### Short problem
Print, exactly and with both ends included, the lines below that run from the one containing "Output the Python" to the one containing "plt.rcParams['mathtext.bf'] = 'DejaVu". Pictures are omitted.

### Dataset excerpts
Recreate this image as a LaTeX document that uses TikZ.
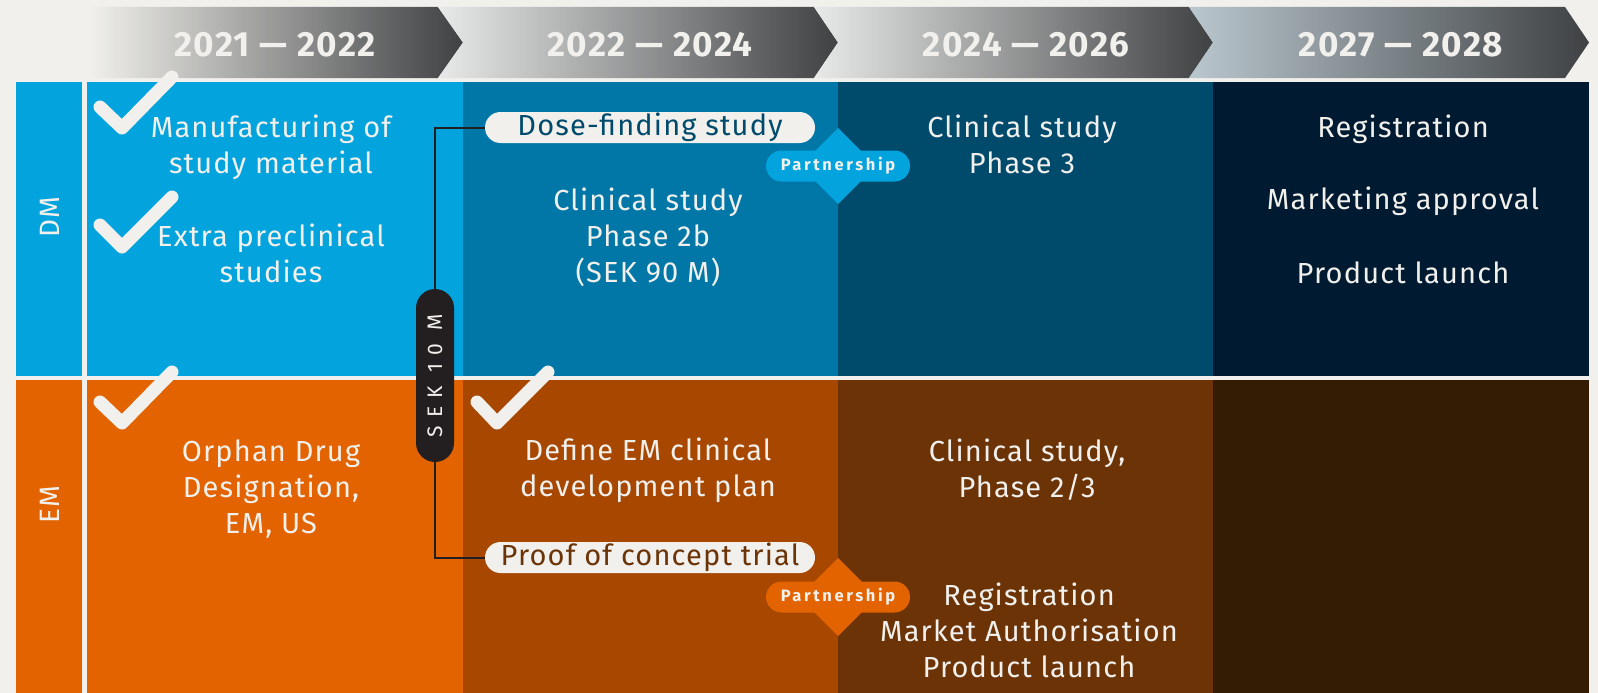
\documentclass[tikz,border=0pt]{standalone}
\usepackage{fontspec}
\setmainfont{Fira Sans}
\definecolor{bg}{HTML}{F1F0EC}
\definecolor{txt}{HTML}{F1F0EC}
\definecolor{blueA}{HTML}{03A3DD}
\definecolor{blueB}{HTML}{0077A7}
\definecolor{blueC}{HTML}{004A6C}
\definecolor{blueD}{HTML}{001B31}
\definecolor{orA}{HTML}{E26300}
\definecolor{orB}{HTML}{A74700}
\definecolor{orC}{HTML}{6B3306}
\definecolor{orD}{HTML}{331B04}
\definecolor{ink}{HTML}{231F20}
\definecolor{arL}{HTML}{E8EAE9}
\definecolor{arM}{HTML}{889DA8}
\definecolor{arR}{HTML}{3F4143}
\definecolor{arL4}{HTML}{B9C7CE}
\begin{document}
\begin{tikzpicture}[x=1pt,y=-1pt,
  celltext/.style={text=txt, align=center, font=\fontsize{29}{36}\selectfont\addfontfeatures{LetterSpace=4}},
  yeartext/.style={text=txt, font=\fontsize{35}{36}\selectfont\bfseries\addfontfeatures{LetterSpace=4}},
  rowlabel/.style={text=txt, rotate=90, font=\fontsize{28}{30}\selectfont\addfontfeatures{LetterSpace=4}},
  pill/.style={fill=bg, minimum width=330pt, minimum height=31pt, rounded corners=15.5pt, inner sep=0pt, font=\fontsize{29}{30}\selectfont\addfontfeatures{LetterSpace=4}},
  partner/.style={minimum width=144pt, minimum height=31pt, rounded corners=15.5pt, inner sep=0pt, text=txt, font=\fontsize{16.5}{17}\selectfont\bfseries\addfontfeatures{LetterSpace=16}},
  sekpill/.style={fill=ink, rotate=90, minimum width=173pt, minimum height=38pt, rounded corners=19pt, inner sep=0pt, text=txt, font=\fontsize{21}{22}\selectfont\addfontfeatures{LetterSpace=38}},
  link/.style={draw=ink, line width=2pt},
  checkmark/.style={draw=txt, line width=13pt, line cap=round, line join=round}]
\useasboundingbox (0,0) rectangle (1598,693);
\fill[bg] (0,0) rectangle (1598,693);
% header arrows
\shade[left color=bg, middle color=arM, right color=arR] (88,7) -- (438,7) -- (463,42.5) -- (438,78) -- (88,78) -- cycle;
\shade[left color=arL, middle color=arM, right color=arR] (438,7) -- (814,7) -- (838,42.5) -- (814,78) -- (438,78) -- (463,42.5) -- cycle;
\shade[left color=arL, middle color=arM, right color=arR] (814,7) -- (1189,7) -- (1213,42.5) -- (1189,78) -- (814,78) -- (838,42.5) -- cycle;
\shade[left color=arL4, middle color=arM, right color=arR] (1189,7) -- (1565,7) -- (1589,42.5) -- (1565,78) -- (1189,78) -- (1213,42.5) -- cycle;
\node[yeartext] (y1) at (275,45) {2021 — 2022};
\node[yeartext] (y2) at (650,45) {2022 — 2024};
\node[yeartext] (y3) at (1026,45) {2024 — 2026};
\node[yeartext] (y4) at (1401,45) {2027 — 2028};
% DM row
\fill[blueA] (16,82) rectangle (82,375.5);
\fill[blueA] (87,82) rectangle (463,375.5);
\fill[blueB] (463,82) rectangle (838,375.5);
\fill[blueC] (838,82) rectangle (1213,375.5);
\fill[blueD] (1213,82) rectangle (1589,375.5);
% EM row
\fill[orA] (16,380) rectangle (82,693);
\fill[orA] (87,380) rectangle (463,693);
\fill[orB] (463,380) rectangle (838,693);
\fill[orC] (838,380) rectangle (1213,693);
\fill[orD] (1213,380) rectangle (1589,693);
% row labels
\node[rowlabel] (dm) at (49.5,217) {DM};
\node[rowlabel] (em) at (49.5,505) {EM};
% cell texts
\node[celltext] (manuf) at (271,147) {Manufacturing of\\study material};
\node[celltext] (extra) at (271,253) {Extra preclinical\\studies};
\node[celltext] (phase2b) at (648,237) {Clinical study\\Phase 2b\\(SEK 90 M)};
\node[celltext] (phase3) at (1022,144) {Clinical study\\Phase 3};
\node[celltext] (reg) at (1403,129) {Registration};
\node[celltext] (mkt) at (1403,201) {Marketing approval};
\node[celltext] (launch) at (1403,273) {Product launch};
\node[celltext] (orphan) at (271,489) {Orphan Drug\\Designation,\\EM, US};
\node[celltext] (define) at (648,470) {Define EM clinical\\development plan};
\node[celltext] (cs23) at (1027,470) {Clinical study,\\Phase 2/3};
\node[celltext] (regem) at (1029,630) {Registration\\Market Authorisation\\Product launch};
% pills and connector
\node[pill, text=blueC] (dose) at (650,127.5) {Dose-finding study};
\node[pill, text=orC] (poc) at (650,557.5) {Proof of concept trial};
\coordinate (bend) at (435,375.5);
\draw[link] (dose.west) -| (bend) |- (poc.west);
\node[sekpill] (sek) at (bend) {SEK 10 M};
% partnership markers
\coordinate (pd) at (838,166);
\fill[blueA] (pd) ++(0,-38) -- ++(38,38) -- ++(-38,38) -- ++(-38,-38) -- cycle;
\node[partner, fill=blueA] (part1) at (pd) {Partnership};
\coordinate (pe) at (838,597);
\fill[orA] (pe) ++(0,-39) -- ++(39,39) -- ++(-39,39) -- ++(-39,-39) -- cycle;
\node[partner, fill=orA] (part2) at (pe) {Partnership};
% check marks
\draw[checkmark] (100,107) -- (122,128) -- (172,77);
\draw[checkmark] (100,225) -- (122,247) -- (172,197);
\draw[checkmark] (100,402) -- (122,423) -- (172,372);
\draw[checkmark] (477,402) -- (497,423) -- (548,372);
\end{tikzpicture}
\end{document}
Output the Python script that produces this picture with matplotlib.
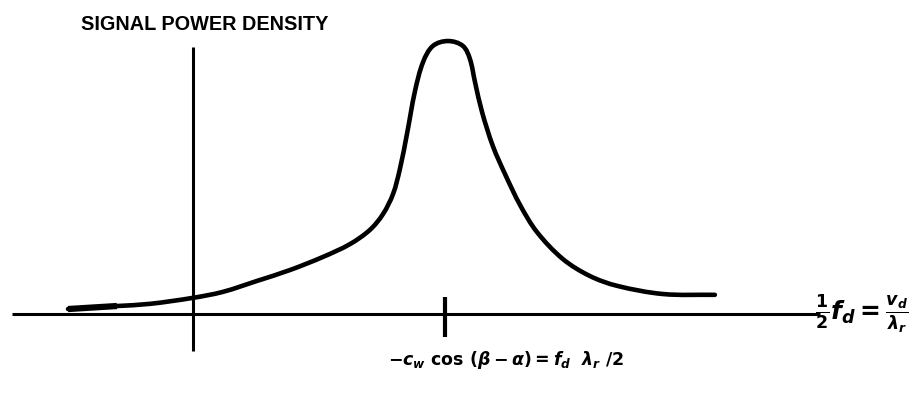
import numpy as np
import matplotlib
matplotlib.use('Agg')
import matplotlib.pyplot as plt
from matplotlib.path import Path
from matplotlib.patches import PathPatch

# signal power density vs. doppler frequency (peak normalised to 1)
freq = [-0.496, -0.302, -0.171, 0.0, 0.119, 0.254, 0.385, 0.516, 0.623,
        0.702, 0.754, 0.794, 0.821, 0.849, 0.881, 0.913, 0.952, 1.012,
        1.071, 1.099, 1.119, 1.147, 1.190, 1.238, 1.298, 1.365, 1.468,
        1.575, 1.683, 1.865, 2.071]
power = [0.018, 0.029, 0.037, 0.059, 0.081, 0.121, 0.161, 0.209, 0.256,
         0.308, 0.366, 0.440, 0.531, 0.659, 0.817, 0.923, 0.982, 1.0,
         0.982, 0.934, 0.850, 0.740, 0.615, 0.513, 0.399, 0.300, 0.201,
         0.139, 0.103, 0.073, 0.070]

peak_freq = 1.0
x_axis_span = [-0.718, 2.488]
y_axis_span = [-0.136, 0.978]
peak_mark_span = [-0.084, 0.062]

plt.rcParams['mathtext.fontset'] = 'custom'
plt.rcParams['mathtext.rm'] = 'DejaVu Sans:bold'
plt.rcParams['mathtext.it'] = 'DejaVu Sans:italic:bold'
plt.rcParams['mathtext.bf'] = 'DejaVu Sans:bold'


def smooth_path(xs, ys, aspect=273 / 252):
    # smooth bezier through the points, tangents from neighbours,
    # handle length from the chord so uneven spacing does not overshoot
    pts = np.column_stack([xs, np.asarray(ys) * aspect])
    n = len(pts)
    dirs = []
    for i in range(n):
        d = pts[min(i + 1, n - 1)] - pts[max(i - 1, 0)]
        dirs.append(d / np.hypot(*d))
    verts = [pts[0]]
    codes = [Path.MOVETO]
    for i in range(n - 1):
        chord = np.hypot(*(pts[i + 1] - pts[i])) / 3
        verts += [pts[i] + dirs[i] * chord, pts[i + 1] - dirs[i + 1] * chord,
                  pts[i + 1]]
        codes += [Path.CURVE4] * 3
    verts = np.array(verts)
    verts[:, 1] /= aspect
    return Path(verts, codes)


fig = plt.figure(figsize=(9.22, 4.02), dpi=100)
ax = fig.add_axes([0, 0, 1, 1])
ax.set_xlim(-0.766, 2.893)
ax.set_ylim(-0.319, 1.154)
ax.axis('off')

# axes of the sketch
ax.plot(x_axis_span, [0, 0], color='black', lw=2.2, solid_capstyle='butt')
ax.plot([0, 0], y_axis_span, color='black', lw=2.2, solid_capstyle='butt')
ax.plot([peak_freq, peak_freq], peak_mark_span, color='black', lw=3,
        solid_capstyle='butt')

# spectrum
ax.add_patch(PathPatch(smooth_path(freq, power), facecolor='none',
                       edgecolor='black', lw=3.3, capstyle='round'))
ax.plot(freq[:2], power[:2], color='black', lw=4.5, solid_capstyle='butt')

ax.text(81 / 922, 1 - 24 / 402, 'SIGNAL POWER DENSITY', transform=ax.transAxes,
        ha='left', va='center', fontsize=14.3, fontweight='bold',
        family='Liberation Sans')

ax.text(388 / 922, 1 - 360 / 402,
        r'$-c_w\ \cos\,(\beta - \alpha) = f_d\ \ \lambda_r\ /2$',
        transform=ax.transAxes, ha='left', va='center', fontsize=12.5)

ax.text(815 / 922, 1 - 314 / 402, r'$\frac{1}{2}f_d = \frac{v_d}{\lambda_r}$',
        transform=ax.transAxes, ha='left', va='center', fontsize=18)

fig.savefig('out.png', dpi=100)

### Task response
Output the Python script that produces this picture with matplotlib.
import numpy as np
import matplotlib
matplotlib.use('Agg')
import matplotlib.pyplot as plt
from matplotlib.path import Path
from matplotlib.patches import PathPatch

# signal power density vs. doppler frequency (peak normalised to 1)
freq = [-0.496, -0.302, -0.171, 0.0, 0.119, 0.254, 0.385, 0.516, 0.623,
        0.702, 0.754, 0.794, 0.821, 0.849, 0.881, 0.913, 0.952, 1.012,
        1.071, 1.099, 1.119, 1.147, 1.190, 1.238, 1.298, 1.365, 1.468,
        1.575, 1.683, 1.865, 2.071]
power = [0.018, 0.029, 0.037, 0.059, 0.081, 0.121, 0.161, 0.209, 0.256,
         0.308, 0.366, 0.440, 0.531, 0.659, 0.817, 0.923, 0.982, 1.0,
         0.982, 0.934, 0.850, 0.740, 0.615, 0.513, 0.399, 0.300, 0.201,
         0.139, 0.103, 0.073, 0.070]

peak_freq = 1.0
x_axis_span = [-0.718, 2.488]
y_axis_span = [-0.136, 0.978]
peak_mark_span = [-0.084, 0.062]

plt.rcParams['mathtext.fontset'] = 'custom'
plt.rcParams['mathtext.rm'] = 'DejaVu Sans:bold'
plt.rcParams['mathtext.it'] = 'DejaVu Sans:italic:bold'
plt.rcParams['mathtext.bf'] = 'DejaVu Sans:bold'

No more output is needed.